Sometimes a student asked about it. He would begin his tale with the sweep of a novelistic touch. One late morning in August, in a patch of South American jungle - how the stone floor so easily, so quickly yielded to become the undergrowth that he had whispered in Isobel’s ears those days she lay asleep, a kind of self-induced coma, paralysis the doctor had called it, in a hospital in Bogotá, airlifted they’d been from Tierradentro. He’d stayed there at her bedside embedding her with another version of horror that was a fairy tale, her father there too, listening. How easy it was really in this land of a thousand years of solitude, of magic realism, where reality could be so fantastical it could only be imagined as fiction, of its drug lords who were jailed in palaces on hill tops with their own private zoos and beauty queens.
An archeological dig gone wrong.
Guerillas.
‘Listen, Isobel, I was in the tent looking over some notes, when the guerrillas came...’
They were Isobel’s missing days. Thirteen days. And he gave them to her.
‘You were in Bogota, teaching, remember…’
He was sitting in a wheelchair- it felt as if he had been in the clinic for a lifetime-when her father, the renowned war photographer, Richard Self, came. It was the first time he had ever met him.
‘How is she?’ Tomas had asked him.
‘She’s—she—she’s not doing well. She’s not eating. She won’t talk. She-’

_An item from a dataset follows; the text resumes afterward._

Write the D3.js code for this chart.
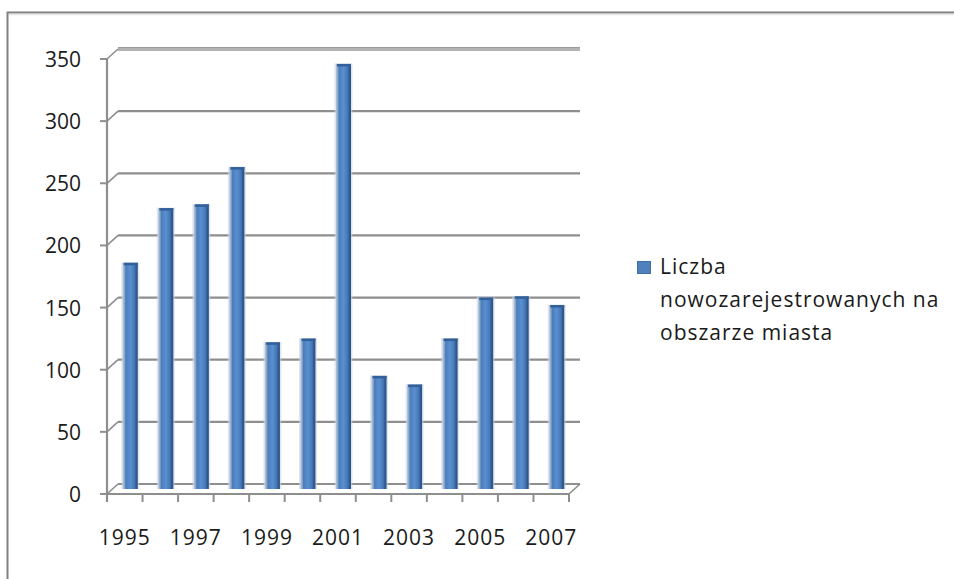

He stopped and looked at Tomas apologetically. Tomas could see why. He was talking to a man who had had his hand freshly hacked off. Even though he was talking about his daughter he must have suddenly heard himself and thought the words sounded very much like self pity.
‘I’m sorry, Tomas.’
‘Isobel,’ he said. ‘You were going to say…’
Richard looked at him, and Tomas nodded, gave him permission.

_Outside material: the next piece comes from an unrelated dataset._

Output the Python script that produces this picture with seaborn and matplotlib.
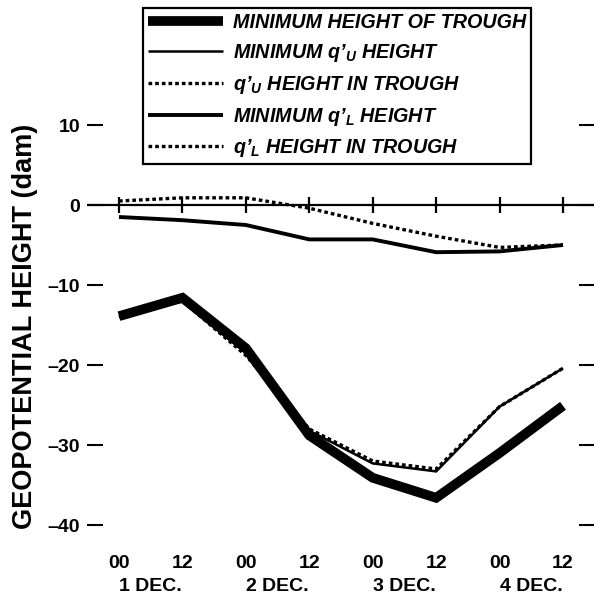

‘She wants her mother. She keeps calling out for her. Mummy, mummy, mummy…’
She says that, ‘mummy’?’
‘Yes…it’s as if she’s regressed to being a child, that eight year old–’
He stopped again. But this time it felt to Tomas it was because he’d said, acknowledged something to a stranger, something that was a secret.
‘When she was eight years old?’
Tomas knew that Richard Self would speak. He was here talking to his son-in-law, for the first time. Richard Self was ridden with regret and guilt. He would speak.
‘Yes, Tomas, something happened when Isobel was eight. I don’t know if I should–’
‘Please, go on.’
He sat there listening, astounded that he had not know this about Isobel.
‘It’s as if she’s gone back to that moment - the last time she was so helpless. I don’t know if she can take it, Tomas.’
The last was a plea, an appeal that had first angered him, and then later he knew that Richard Self had been right, and that he was the only one who could really help Isobel, who could clear a path for her to follow. So that when, months later, she had the breakdown, when she had started screaming and she couldn’t stop, he knew what he had do as she lay on the hospital bed. He had to give her memory.